Direct Link or Upload Methods

Using a direct link or uploading your file is cleaner, faster, and safer. You avoid local storage bloat, platform rule risks, and extra cleanup steps. Precise timestamps and speaker labels embedded in the initial transcript help maintain context—important when harmonies, ad-libs, or dialogue are part of your track.

I often run my processed vocals through a link-based transcription tool that automatically segments lines and detects speakers accurately. This mirrors how structured transcript generation with speaker labeling works—your lyrics are already divided and timestamped in alignment with the audio, making them immediately ready for editing or publishing without fragmentation.

Accuracy Over Speed

Some systems offer “fast mode” for quick turnaround, but for sung audio and complex mixes, select the highest-accuracy mode available. Speed sacrifices detail; high-quality transcription ensures your lyric lines come out grammatically correct with minimal need for manual punctuation.

Common Pitfalls in Lyric Transcription

Even well-prepared tracks face hurdles. Understanding these pitfalls and how to fix them is integral to building a smooth workflow.

Overlapping Voices and Instruments

Polyphonic music and layered harmonies can confuse models into merging or splitting lines incorrectly. Accurate speaker detection—identifying different voices and labeling them—preserves both meaning and arrangement. This is especially useful for duet or multi-part compositions where lyric alignment drives thematic interpretation.

Reverb and Delay Effects

Creative production elements like reverb and delay can add atmosphere but blur syllable boundaries. Models mistake these echoes for extra words or slur them into adjacent phrases. Removing or reducing such effects during preprocessing minimizes transcription confusion.

Raw Caption Cleanup

A raw transcript will often contain filler sounds, casing errors, and incorrect punctuation. Vertical listening methods (chord-by-chord or phrase-by-phrase) can unravel errors in music transcription, but they don’t scale well for multiple tracks per day. Automated cleanup rules—removing filler sounds, fixing casing, adjusting punctuation—streamline this process, especially when paired with resegmentation.

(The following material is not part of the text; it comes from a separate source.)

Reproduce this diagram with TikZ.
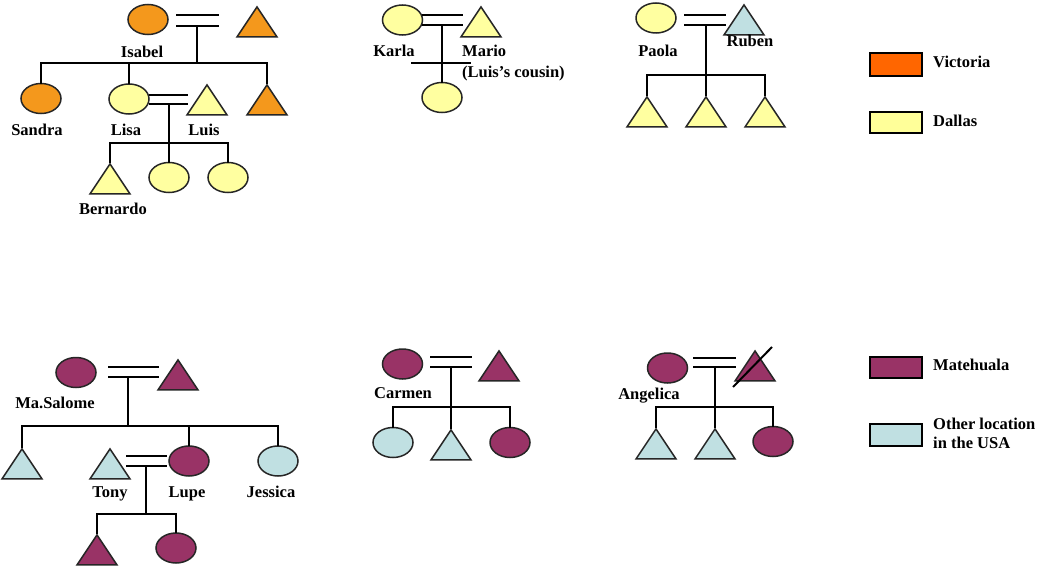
\documentclass[tikz,border=0pt]{standalone}
\usepackage{fontspec}
\setmainfont{Liberation Serif}
\usetikzlibrary{shapes.geometric}
\definecolor{orng}{RGB}{244,152,28}
\definecolor{yllw}{RGB}{255,255,160}
\definecolor{blu}{RGB}{192,224,226}
\definecolor{mrn}{RGB}{153,51,102}
\definecolor{legorng}{RGB}{255,102,0}
\definecolor{legyllw}{RGB}{255,255,153}
\tikzset{
  ell/.style={ellipse, draw=black!85, line width=1.5pt, minimum width=40, minimum height=30, inner sep=0pt},
  tri/.style={isosceles triangle, isosceles triangle stretches, shape border rotate=90, draw=black!85, line width=1.5pt, minimum width=40, minimum height=30, inner sep=0pt, anchor=apex},
  conn/.style={line width=2.4pt, line cap=rect},
  lbl/.style={font=\fontsize{16.5}{19}\selectfont\bfseries, inner sep=0pt, text height=11.5pt, text depth=3pt},
  legbox/.style={draw=black, line width=2pt},
}
\begin{document}
\begin{tikzpicture}[x=1pt,y=-1pt]
\useasboundingbox (0,0) rectangle (1043,567);
% ---------- Family 1 (Isabel)
\node[ell, fill=orng] (isabel) at (148,19.5) {};
\node[tri, fill=orng] (isabelh) at (257,5) {};
\coordinate (m1a) at (177,15); \coordinate (m1b) at (218,15);
\coordinate (m1c) at (177,26); \coordinate (m1d) at (218,26);
\coordinate (m1) at (197,26); \coordinate (j1) at (197,63);
\draw[conn] (m1a) -- (m1b); \draw[conn] (m1c) -- (m1d);
\draw[conn] (m1) -- (j1);
\node[ell, fill=orng] (sandra) at (41,98.5) {};
\node[ell, fill=yllw] (lisa) at (129,99) {};
\node[tri, fill=yllw] (luis) at (207,83) {};
\node[tri, fill=orng] (son1) at (267,83) {};
\draw[conn] (sandra.north) -- (sandra.north |- j1) -- (son1.apex |- j1) -- (son1.apex);
\draw[conn] (lisa.north) -- (lisa.north |- j1);
\coordinate (m2a) at (150,95); \coordinate (m2b) at (187,95);
\coordinate (m2c) at (150,104); \coordinate (m2d) at (187,104);
\coordinate (m2) at (169,104); \coordinate (j2) at (169,143);
\draw[conn] (m2a) -- (m2b); \draw[conn] (m2c) -- (m2d);
\draw[conn] (m2) -- (j2);
\node[tri, fill=yllw] (bernardo) at (110,162) {};
\node[ell, fill=yllw] (lc2) at (169,177.5) {};
\node[ell, fill=yllw] (lc3) at (228,177.5) {};
\draw[conn] (bernardo.apex) -- (bernardo.apex |- j2) -- (lc3.north |- j2) -- (lc3.north);
\draw[conn] (j2) -- (lc2.north);
\node[lbl] (lisabel) at (142,53) {Isabel};
\node[lbl] (lsandra) at (37,131) {Sandra};
\node[lbl] (llisa) at (126,131) {Lisa};
\node[lbl] (lluis) at (204,131) {Luis};
\node[lbl] (lbernardo) at (113,210) {Bernardo};
% ---------- Family 2 (Karla)
\node[ell, fill=yllw] (karla) at (402.5,20) {};
\node[tri, fill=yllw] (mario) at (481,5) {};
\coordinate (m3a) at (423,15); \coordinate (m3b) at (462,15);
\coordinate (m3c) at (423,25); \coordinate (m3d) at (462,25);
\coordinate (m3) at (442,25);
\draw[conn] (m3a) -- (m3b); \draw[conn] (m3c) -- (m3d);
\node[ell, fill=yllw] (kc1) at (442,97.5) {};
\draw[conn] (m3) -- (kc1.north);
\coordinate (h3a) at (412,63); \coordinate (h3b) at (470,63);
\draw[conn] (h3a) -- (h3b);
\node[lbl] (lkarla) at (394,52) {Karla};
\node[lbl, anchor=west] (lmario) at (462,52) {Mario};
\node[lbl, anchor=west] (lcousin) at (462,73) {(Luis’s cousin)};
% ---------- Family 3 (Paola)
\node[ell, fill=yllw] (paola) at (656,18) {};
\node[tri, fill=blu] (ruben) at (744,3) {};
\coordinate (m4a) at (685,15); \coordinate (m4b) at (725,15);
\coordinate (m4c) at (685,25); \coordinate (m4d) at (725,25);
\coordinate (m4) at (706,25); \coordinate (j4) at (706,75);
\draw[conn] (m4a) -- (m4b); \draw[conn] (m4c) -- (m4d);
\node[tri, fill=yllw] (pc1) at (647,95) {};
\node[tri, fill=yllw] (pc2) at (706,95) {};
\node[tri, fill=yllw] (pc3) at (765,95) {};
\draw[conn] (m4) -- (pc2.apex);
\draw[conn] (pc1.apex) -- (pc1.apex |- j4) -- (pc3.apex |- j4) -- (pc3.apex);
\node[lbl] (lpaola) at (658,52) {Paola};
\node[lbl] (lruben) at (750,42) {Ruben};
% ---------- Family 4 (Ma.Salome)
\node[ell, fill=mrn] (salome) at (76,372.5) {};
\node[tri, fill=mrn] (salomeh) at (178,358) {};
\coordinate (m5a) at (109,367); \coordinate (m5b) at (158,367);
\coordinate (m5c) at (109,377); \coordinate (m5d) at (158,377);
\coordinate (m5) at (128,377); \coordinate (j5) at (128,426);
\draw[conn] (m5a) -- (m5b); \draw[conn] (m5c) -- (m5d);
\draw[conn] (m5) -- (j5);
\node[tri, fill=blu] (sc1) at (22,447) {};
\node[tri, fill=blu] (tony) at (110,447) {};
\node[ell, fill=mrn] (lupe) at (189,461) {};
\node[ell, fill=blu] (jessica) at (278,461) {};
\draw[conn] (sc1.apex) -- (sc1.apex |- j5) -- (jessica.north |- j5) -- (jessica.north);
\draw[conn] (lupe.north) -- (lupe.north |- j5);
\coordinate (m6a) at (127,456); \coordinate (m6b) at (166,456);
\coordinate (m6c) at (127,466); \coordinate (m6d) at (166,466);
\coordinate (m6) at (146,466); \coordinate (j6) at (146,514);
\draw[conn] (m6a) -- (m6b); \draw[conn] (m6c) -- (m6d);
\draw[conn] (m6) -- (j6);
\node[tri, fill=mrn] (tc1) at (97,533) {};
\node[ell, fill=mrn] (tc2) at (176,548) {};
\draw[conn] (tc1.apex) -- (tc1.apex |- j6) -- (tc2.north |- j6) -- (tc2.north);
\node[lbl] (lsalome) at (55,404) {Ma.Salome};
\node[lbl] (ltony) at (110,493) {Tony};
\node[lbl] (llupe) at (187,493) {Lupe};
\node[lbl] (ljessica) at (271,493) {Jessica};
% ---------- Family 5 (Carmen)
\node[ell, fill=mrn] (carmen) at (402.5,364) {};
\node[tri, fill=mrn] (carmenh) at (499,349) {};
\coordinate (m7a) at (431,357); \coordinate (m7b) at (471,357);
\coordinate (m7c) at (431,367); \coordinate (m7d) at (471,367);
\coordinate (m7) at (451,367); \coordinate (j7) at (451,407);
\draw[conn] (m7a) -- (m7b); \draw[conn] (m7c) -- (m7d);
\node[ell, fill=blu] (cc1) at (393,442.5) {};
\node[tri, fill=blu] (cc2) at (451,428) {};
\node[ell, fill=mrn] (cc3) at (510,442.5) {};
\draw[conn] (m7) -- (cc2.apex);
\draw[conn] (cc1.north) -- (cc1.north |- j7) -- (cc3.north |- j7) -- (cc3.north);
\node[lbl] (lcarmen) at (403,394) {Carmen};
% ---------- Family 6 (Angelica)
\node[ell, fill=mrn] (angelica) at (667.5,368) {};
\node[tri, fill=mrn] (angelicah) at (755,349) {};
\coordinate (sl1) at (733,387); \coordinate (sl2) at (772,347);
\draw[conn, line width=2pt, line cap=butt] (sl1) -- (sl2);
\coordinate (m8a) at (694,358); \coordinate (m8b) at (735,358);
\coordinate (m8c) at (694,367); \coordinate (m8d) at (735,367);
\coordinate (m8) at (715,367); \coordinate (j8) at (715,407);
\draw[conn] (m8a) -- (m8b); \draw[conn] (m8c) -- (m8d);
\node[tri, fill=blu] (ac1) at (656,427) {};
\node[tri, fill=blu] (ac2) at (715,427) {};
\node[ell, fill=mrn] (ac3) at (773,441.5) {};
\draw[conn] (m8) -- (ac2.apex);
\draw[conn] (ac1.apex) -- (ac1.apex |- j8) -- (ac3.north |- j8) -- (ac3.north);
\node[lbl] (langelica) at (649,395) {Angelica};
% ---------- Legend
\draw[legbox, fill=legorng] (870,53) rectangle (922,76);
\node[lbl, anchor=west] (lvic) at (933,63) {Victoria};
\draw[legbox, fill=legyllw] (870,112) rectangle (922,133);
\node[lbl, anchor=west] (ldal) at (933,122) {Dallas};
\draw[legbox, fill=mrn] (870,357) rectangle (922,378);
\node[lbl, anchor=west] (lmat) at (933,366) {Matehuala};
\draw[legbox, fill=blu] (870,424) rectangle (922,446);
\node[lbl, anchor=west] (loth1) at (933,425) {Other location};
\node[lbl, anchor=west] (loth2) at (933,444) {in the USA};
\end{tikzpicture}
\end{document}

Automating Cleanup and Resegmentation

When you need lyric lines converted into a readable, musically aligned format, one-click cleanup and resegmentation save hours compared to manual editing.

Cleanup Rules

Applying automatic cleanup rules can transform the transcript into a lyric-ready format. Models often insert non-lyrical markers (like [laughter] or “um”)—removing these in bulk increases readability. Correcting casing and punctuation ensures your final text flows naturally when read or sung.

Resegmentation for Musical Structure

Default captioning splits lyrics awkwardly, either mid-line or mid-syllable. Batch resegmentation reorganizes blocks into either subtitle-length fragments or full lyric lines matching the rhythm of the song. This is where tools that offer flexible resegmentation and intelligent formatting come in—manually splitting and merging lines is tedious, while automated resegmentation (I’ve found dynamic transcript restructuring useful here) can match exactly the structure you need, whether for karaoke formatting or lyric sheets.

Verification and Final Output

After automated processing, manual verification ensures lyric accuracy. The quickest method is to spot-check time-coded lines against the original audio, paying particular attention to transitions between verses, chorus, and bridge where melodic changes may cause transcription shifts.

Export Formats for Purpose-Built Outputs

Formats like SRT or VTT maintain timestamps and line structure, making them ideal for lyric videos and karaoke overlays. Direct-link workflows with speaker labels and timestamps eliminate additional alignment work—you can drop exported files into video editing or subtitle publishing software with confidence.

Comparisons between direct, timestamped transcription outputs and manual subtitle cleanup reveal substantial time savings—capturing lyrical essence far more efficiently than ear-training-based manual rewrites (Amberscript insights).

Conclusion

The mission to generate lyrics from audio hinges on preparation, workflow choice, and automated cleanup. High-quality source audio—noise reduced and vocal isolated—sets the stage for accurate extraction. Direct link or upload workflows with embedded timestamps and speaker labels bypass compliance issues and manual repair. Automated cleanup, resegmentation, and verified exports make your lyrics immediately usable for creative and publishing purposes.

Whether your end goal is a karaoke-friendly SRT file, a lyric video, or a polished lyric sheet, integrating features like instant transcription, structured speaker labeling, and dynamic resegmentation ensures speed, accuracy, and compliance. Incorporating these steps into your process will let you focus more on the creative aspects of music-making and less on the intricacies of transcription.

FAQ

1. Can I generate accurate lyrics from audio without isolating vocals? Yes, but expect lower accuracy. Benchmarks show substantial error rate improvement when vocal stems are isolated versus mixed tracks. For critical projects, isolate vocals wherever possible.

2. Why are timestamps important for lyric transcription? Timestamps keep lyric lines in sync with the audio. This is essential for applications like karaoke or lyric videos, ensuring words appear at precisely the right moment.

3. How does speaker labeling help with song lyrics? Speaker labeling distinguishes different vocalists or sections of a song, particularly useful for duets, call-and-response arrangements, or tracks with spoken interludes.

4. Is it faster to use a link/upload transcription tool than a downloader? Yes. Link/upload workflows avoid downloading full files, which can violate policies, and produce cleaner initial transcripts with timestamps and speaker labels, eliminating much of the post-processing work.

5. What’s the best way to format my transcript into lyric lines? Use resegmentation tools to reorganize text blocks according to the song’s structure—either short caption fragments or full lines—aligning with rhythm and phrasing for readability and performance.